Ainda segundo o MP, aquela situação "privilegia, em detrimento de outros com efetiva necessidade, a ocupação de um quarto duplo, de forma descontínua, assente em exclusivos interesses económicos, desvirtuando assim todos os objetivos de cooperação" do Estado com a instituição.
Os dois ex-provedores e a instituição já contestaram a acusação.
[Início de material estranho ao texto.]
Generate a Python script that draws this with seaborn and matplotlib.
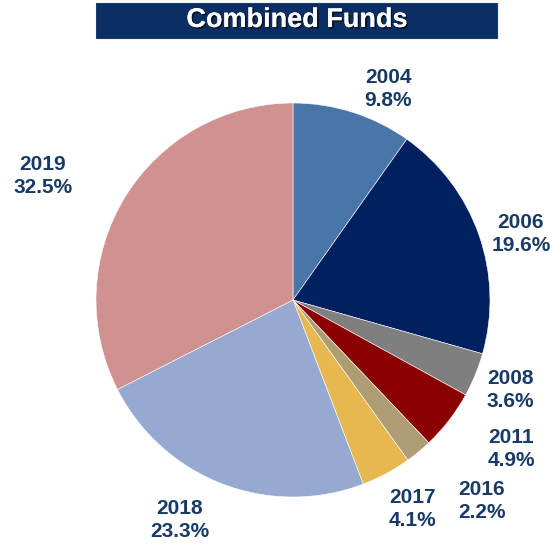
import matplotlib
matplotlib.use("Agg")
import matplotlib.pyplot as plt
import matplotlib.patches as mpatches
import matplotlib.patheffects as pe
import seaborn as sns

years = ["2004", "2006", "2008", "2011", "2016", "2017", "2018", "2019"]
shares = [9.8, 19.6, 3.6, 4.9, 2.2, 4.1, 23.3, 32.5]
slice_colors = ["#4A75A9", "#002060", "#7F7F7F", "#8B0000", "#AE9C72",
                "#E7B84F", "#95A9D1", "#D09290"]
title_text = "Combined Funds"

sns.set_theme(style="white")
plt.rcParams['font.family'] = ['Liberation Sans', 'DejaVu Sans']

W, H = 554, 546
fig = plt.figure(figsize=(W / 100, H / 100), dpi=100)
cx, cy, R = 293, 300, 197
ax = fig.add_axes([0, 0, 1, 1])

palette = sns.color_palette(slice_colors)
wedges, _ = ax.pie(shares, colors=palette, startangle=90, counterclock=False,
                   radius=1.0, center=(0, 0), frame=True,
                   wedgeprops=dict(edgecolor="white", linewidth=0.4))
ax.set_xlim(-cx / R, (W - cx) / R)
ax.set_ylim(-(H - cy) / R, cy / R)
ax.set_aspect("equal")
ax.axis("off")

# label centers in pixel coordinates (x, y from top)
label_px = [(388, 89), (521, 234), (510, 390), (511, 449), (482, 501),
            (412, 509), (180, 520), (43, 176)]
label_color = "#183A66"
for yr, val, (px, py) in zip(years, shares, label_px):
    ax.text((px - cx) / R, (cy - py) / R, f"{yr}\n{val:.1f}%",
            ha="center", va="center", fontsize=15, fontweight="bold",
            color=label_color, linespacing=1.22)

# title box
box = mpatches.Rectangle((96 / W, 1 - 38 / H), (497 - 96) / W, 35 / H,
                         transform=fig.transFigure, facecolor="#0B2F64",
                         edgecolor="#1C3C70", linewidth=0.8, zorder=5)
fig.patches.append(box)
fig.text(297 / W, 1 - 20 / H, title_text, ha="center", va="center",
         fontsize=19.5, fontweight="bold", color="white", zorder=6,
         path_effects=[pe.withSimplePatchShadow(offset=(1.2, -1.2),
                                                shadow_rgbFace="#000000",
                                                alpha=0.6),
                       pe.Normal()])

fig.savefig("out.png", dpi=100, facecolor="white")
Foi pedido à SS para emitir uma guia, a fim de devolver os 52 mil euros, mas ressalvando "discordar do teor da acusação e reafirmando que não foi praticado qualquer ato ilícito", como a burla tributária agravada.
Luís Rufo suspeito de ser falso advogado
Luís Rufo, um dos dois ex-provedores da Irmandade de Santa Cruz acusados, é suspeito de ter falsificado certidões que lhe permitiram obter uma licenciatura em Direito há 30 anos.
Uma notícia do "Nascer do Sol" garante que Luís Manuel Gonçalves Rufo, de 67 anos, exerce indevidamente advocacia desde 7 de janeiro de 1993, em Braga, onde reside.
Natural de Viana do Castelo, foi provedor durante seis anos, entre 2014 e 2020, período durante o qual foi investido Cavaleiro da Ordem dos Templários, numa cerimónia solene que se realizou na Igreja de Santa Cruz, onde Luís Rufo já era o provedor.
Pormenores
Absolvido
O anterior provedor da Irmandade de Santa Cruz, Carlos Vilaça, que é um dos quatro arguidos deste processo, já tinha sido absolvido da acusação de corrupção passiva no setor privado, por alegadamente exigir o pagamento de joias a idosos para serem admitidos naquele lar.
Irmandade ilibada
A 21 de fevereiro de 2022, o Tribunal de Braga ilibou também a Irmandade de Santa Cruz, que recebeu 297 mil euros, de "donativos" de onze idosos, com verbas entre 40 e 10 mil euros. Foi considerado não haver crime, mas admitiu-se ser um processo com natureza cível.